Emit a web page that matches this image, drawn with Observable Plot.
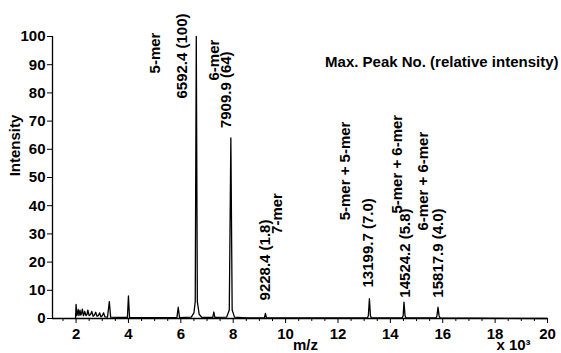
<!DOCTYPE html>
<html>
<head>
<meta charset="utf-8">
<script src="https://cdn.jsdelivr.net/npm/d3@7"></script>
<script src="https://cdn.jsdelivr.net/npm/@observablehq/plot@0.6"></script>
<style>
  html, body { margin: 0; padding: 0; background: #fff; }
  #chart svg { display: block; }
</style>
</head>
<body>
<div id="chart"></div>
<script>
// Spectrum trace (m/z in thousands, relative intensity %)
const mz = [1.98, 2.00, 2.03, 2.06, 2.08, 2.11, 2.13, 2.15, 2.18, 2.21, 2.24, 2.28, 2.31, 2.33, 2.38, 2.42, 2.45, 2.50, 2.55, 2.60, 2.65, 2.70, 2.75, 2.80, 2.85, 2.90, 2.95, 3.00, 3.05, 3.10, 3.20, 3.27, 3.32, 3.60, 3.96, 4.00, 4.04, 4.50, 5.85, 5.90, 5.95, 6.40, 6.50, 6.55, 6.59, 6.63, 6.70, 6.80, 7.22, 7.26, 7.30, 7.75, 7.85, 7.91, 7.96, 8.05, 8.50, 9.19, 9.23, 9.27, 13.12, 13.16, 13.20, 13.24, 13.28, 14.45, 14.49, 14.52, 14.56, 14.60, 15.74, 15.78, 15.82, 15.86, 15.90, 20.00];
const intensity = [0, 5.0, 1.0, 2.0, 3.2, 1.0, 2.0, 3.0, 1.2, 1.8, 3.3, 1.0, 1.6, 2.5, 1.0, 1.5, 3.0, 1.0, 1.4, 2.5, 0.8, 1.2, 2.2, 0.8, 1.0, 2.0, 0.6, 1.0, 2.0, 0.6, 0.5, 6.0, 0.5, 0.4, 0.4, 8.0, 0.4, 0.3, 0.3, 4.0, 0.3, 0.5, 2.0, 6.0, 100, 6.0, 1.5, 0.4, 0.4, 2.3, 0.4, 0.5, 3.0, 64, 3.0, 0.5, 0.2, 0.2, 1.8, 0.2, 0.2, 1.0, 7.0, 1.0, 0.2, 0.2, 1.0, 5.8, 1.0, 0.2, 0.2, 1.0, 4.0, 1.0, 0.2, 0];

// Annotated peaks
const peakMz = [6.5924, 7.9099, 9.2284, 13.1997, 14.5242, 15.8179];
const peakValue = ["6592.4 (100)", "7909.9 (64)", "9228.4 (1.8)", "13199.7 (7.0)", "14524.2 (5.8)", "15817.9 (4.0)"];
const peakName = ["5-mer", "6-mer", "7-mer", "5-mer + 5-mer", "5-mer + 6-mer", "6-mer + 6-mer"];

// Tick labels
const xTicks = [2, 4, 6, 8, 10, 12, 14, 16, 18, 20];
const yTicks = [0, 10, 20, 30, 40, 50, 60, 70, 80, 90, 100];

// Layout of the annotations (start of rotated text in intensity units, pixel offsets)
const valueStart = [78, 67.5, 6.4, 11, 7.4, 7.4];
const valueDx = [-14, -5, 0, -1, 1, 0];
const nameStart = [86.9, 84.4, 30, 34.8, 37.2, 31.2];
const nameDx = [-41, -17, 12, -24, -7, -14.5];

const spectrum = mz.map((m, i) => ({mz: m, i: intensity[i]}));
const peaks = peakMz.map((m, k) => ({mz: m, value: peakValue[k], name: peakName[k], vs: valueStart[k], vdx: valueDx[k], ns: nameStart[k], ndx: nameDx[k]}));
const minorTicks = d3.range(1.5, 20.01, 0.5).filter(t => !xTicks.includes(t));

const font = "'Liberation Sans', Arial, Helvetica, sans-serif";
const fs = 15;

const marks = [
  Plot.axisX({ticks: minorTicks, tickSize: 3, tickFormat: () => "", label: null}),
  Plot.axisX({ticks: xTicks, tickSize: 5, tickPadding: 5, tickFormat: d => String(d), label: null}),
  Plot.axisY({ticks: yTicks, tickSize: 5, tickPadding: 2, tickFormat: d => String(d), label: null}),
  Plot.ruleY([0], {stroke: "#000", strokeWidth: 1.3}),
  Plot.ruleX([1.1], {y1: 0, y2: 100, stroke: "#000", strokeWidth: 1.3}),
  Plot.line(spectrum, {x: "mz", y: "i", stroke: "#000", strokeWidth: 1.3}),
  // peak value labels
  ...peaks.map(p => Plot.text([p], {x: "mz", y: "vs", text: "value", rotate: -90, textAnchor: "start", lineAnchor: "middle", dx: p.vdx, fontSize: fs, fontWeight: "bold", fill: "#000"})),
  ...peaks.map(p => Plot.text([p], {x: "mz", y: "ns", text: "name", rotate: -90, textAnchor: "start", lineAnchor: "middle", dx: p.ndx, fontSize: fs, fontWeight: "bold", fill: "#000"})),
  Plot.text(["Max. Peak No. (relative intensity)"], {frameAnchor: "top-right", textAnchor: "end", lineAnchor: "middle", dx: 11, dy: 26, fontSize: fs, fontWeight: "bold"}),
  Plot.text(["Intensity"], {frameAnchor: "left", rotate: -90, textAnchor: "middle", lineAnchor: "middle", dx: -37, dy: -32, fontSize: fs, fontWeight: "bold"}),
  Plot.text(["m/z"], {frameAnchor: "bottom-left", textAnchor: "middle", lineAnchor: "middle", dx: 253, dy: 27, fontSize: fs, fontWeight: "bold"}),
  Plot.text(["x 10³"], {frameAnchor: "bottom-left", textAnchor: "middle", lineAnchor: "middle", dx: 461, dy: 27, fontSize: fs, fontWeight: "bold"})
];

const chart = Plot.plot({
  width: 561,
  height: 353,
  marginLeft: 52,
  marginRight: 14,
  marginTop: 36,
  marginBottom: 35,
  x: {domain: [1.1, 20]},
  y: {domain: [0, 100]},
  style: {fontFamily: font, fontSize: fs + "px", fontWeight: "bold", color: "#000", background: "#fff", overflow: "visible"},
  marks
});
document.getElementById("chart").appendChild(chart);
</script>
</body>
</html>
■ ■ ■ ■
- **Exercise description**: Could you repeat all of the material exactly? Pictures should not be copied.

- **Written response**:
Emit a web page that matches this image, drawn with Observable Plot.
<!DOCTYPE html>
<html>
<head>
<meta charset="utf-8">
<script src="https://cdn.jsdelivr.net/npm/d3@7"></script>
<script src="https://cdn.jsdelivr.net/npm/@observablehq/plot@0.6"></script>
<style>
  html, body { margin: 0; padding: 0; background: #fff; }
  #chart svg { display: block; }
</style>
</head>
<body>
<div id="chart"></div>
<script>
// Spectrum trace (m/z in thousands, relative intensity %)
const mz = [1.98, 2.00, 2.03, 2.06, 2.08, 2.11, 2.13, 2.15, 2.18, 2.21, 2.24, 2.28, 2.31, 2.33, 2.38, 2.42, 2.45, 2.50, 2.55, 2.60, 2.65, 2.70, 2.75, 2.80, 2.85, 2.90, 2.95, 3.00, 3.05, 3.10, 3.20, 3.27, 3.32, 3.60, 3.96, 4.00, 4.04, 4.50, 5.85, 5.90, 5.95, 6.40, 6.50, 6.55, 6.59, 6.63, 6.70, 6.80, 7.22, 7.26, 7.30, 7.75, 7.85, 7.91, 7.96, 8.05, 8.50, 9.19, 9.23, 9.27, 13.12, 13.16, 13.20, 13.24, 13.28, 14.45, 14.49, 14.52, 14.56, 14.60, 15.74, 15.78, 15.82, 15.86, 15.90, 20.00];
const intensity = [0, 5.0, 1.0, 2.0, 3.2, 1.0, 2.0, 3.0, 1.2, 1.8, 3.3, 1.0, 1.6, 2.5, 1.0, 1.5, 3.0, 1.0, 1.4, 2.5, 0.8, 1.2, 2.2, 0.8, 1.0, 2.0, 0.6, 1.0, 2.0, 0.6, 0.5, 6.0, 0.5, 0.4, 0.4, 8.0, 0.4, 0.3, 0.3, 4.0, 0.3, 0.5, 2.0, 6.0, 100, 6.0, 1.5, 0.4, 0.4, 2.3, 0.4, 0.5, 3.0, 64, 3.0, 0.5, 0.2, 0.2, 1.8, 0.2, 0.2, 1.0, 7.0, 1.0, 0.2, 0.2, 1.0, 5.8, 1.0, 0.2, 0.2, 1.0, 4.0, 1.0, 0.2, 0];

// Annotated peaks
const peakMz = [6.5924, 7.9099, 9.2284, 13.1997, 14.5242, 15.8179];
const peakValue = ["6592.4 (100)", "7909.9 (64)", "9228.4 (1.8)", "13199.7 (7.0)", "14524.2 (5.8)", "15817.9 (4.0)"];
const peakName = ["5-mer", "6-mer", "7-mer", "5-mer + 5-mer", "5-mer + 6-mer", "6-mer + 6-mer"];

// Tick labels
const xTicks = [2, 4, 6, 8, 10, 12, 14, 16, 18, 20];
const yTicks = [0, 10, 20, 30, 40, 50, 60, 70, 80, 90, 100];

// Layout of the annotations (start of rotated text in intensity units, pixel offsets)
const valueStart = [78, 67.5, 6.4, 11, 7.4, 7.4];
const valueDx = [-14, -5, 0, -1, 1, 0];
const nameStart = [86.9, 84.4, 30, 34.8, 37.2, 31.2];
const nameDx = [-41, -17, 12, -24, -7, -14.5];

const spectrum = mz.map((m, i) => ({mz: m, i: intensity[i]}));
const peaks = peakMz.map((m, k) => ({mz: m, value: peakValue[k], name: peakName[k], vs: valueStart[k], vdx: valueDx[k], ns: nameStart[k], ndx: nameDx[k]}));
const minorTicks = d3.range(1.5, 20.01, 0.5).filter(t => !xTicks.includes(t));

const font = "'Liberation Sans', Arial, Helvetica, sans-serif";
const fs = 15;

const marks = [
  Plot.axisX({ticks: minorTicks, tickSize: 3, tickFormat: () => "", label: null}),
  Plot.axisX({ticks: xTicks, tickSize: 5, tickPadding: 5, tickFormat: d => String(d), label: null}),
  Plot.axisY({ticks: yTicks, tickSize: 5, tickPadding: 2, tickFormat: d => String(d), label: null}),
  Plot.ruleY([0], {stroke: "#000", strokeWidth: 1.3}),
  Plot.ruleX([1.1], {y1: 0, y2: 100, stroke: "#000", strokeWidth: 1.3}),
  Plot.line(spectrum, {x: "mz", y: "i", stroke: "#000", strokeWidth: 1.3}),
  // peak value labels
  ...peaks.map(p => Plot.text([p], {x: "mz", y: "vs", text: "value", rotate: -90, textAnchor: "start", lineAnchor: "middle", dx: p.vdx, fontSize: fs, fontWeight: "bold", fill: "#000"})),
  ...peaks.map(p => Plot.text([p], {x: "mz", y: "ns", text: "name", rotate: -90, textAnchor: "start", lineAnchor: "middle", dx: p.ndx, fontSize: fs, fontWeight: "bold", fill: "#000"})),
  Plot.text(["Max. Peak No. (relative intensity)"], {frameAnchor: "top-right", textAnchor: "end", lineAnchor: "middle", dx: 11, dy: 26, fontSize: fs, fontWeight: "bold"}),
  Plot.text(["Intensity"], {frameAnchor: "left", rotate: -90, textAnchor: "middle", lineAnchor: "middle", dx: -37, dy: -32, fontSize: fs, fontWeight: "bold"}),
  Plot.text(["m/z"], {frameAnchor: "bottom-left", textAnchor: "middle", lineAnchor: "middle", dx: 253, dy: 27, fontSize: fs, fontWeight: "bold"}),
  Plot.text(["x 10³"], {frameAnchor: "bottom-left", textAnchor: "middle", lineAnchor: "middle", dx: 461, dy: 27, fontSize: fs, fontWeight: "bold"})
];

const chart = Plot.plot({
  width: 561,
  height: 353,
  marginLeft: 52,
  marginRight: 14,
  marginTop: 36,
  marginBottom: 35,
  x: {domain: [1.1, 20]},
  y: {domain: [0, 100]},
  style: {fontFamily: font, fontSize: fs + "px", fontWeight: "bold", color: "#000", background: "#fff", overflow: "visible"},
  marks
});
document.getElementById("chart").appendChild(chart);
</script>
</body>
</html>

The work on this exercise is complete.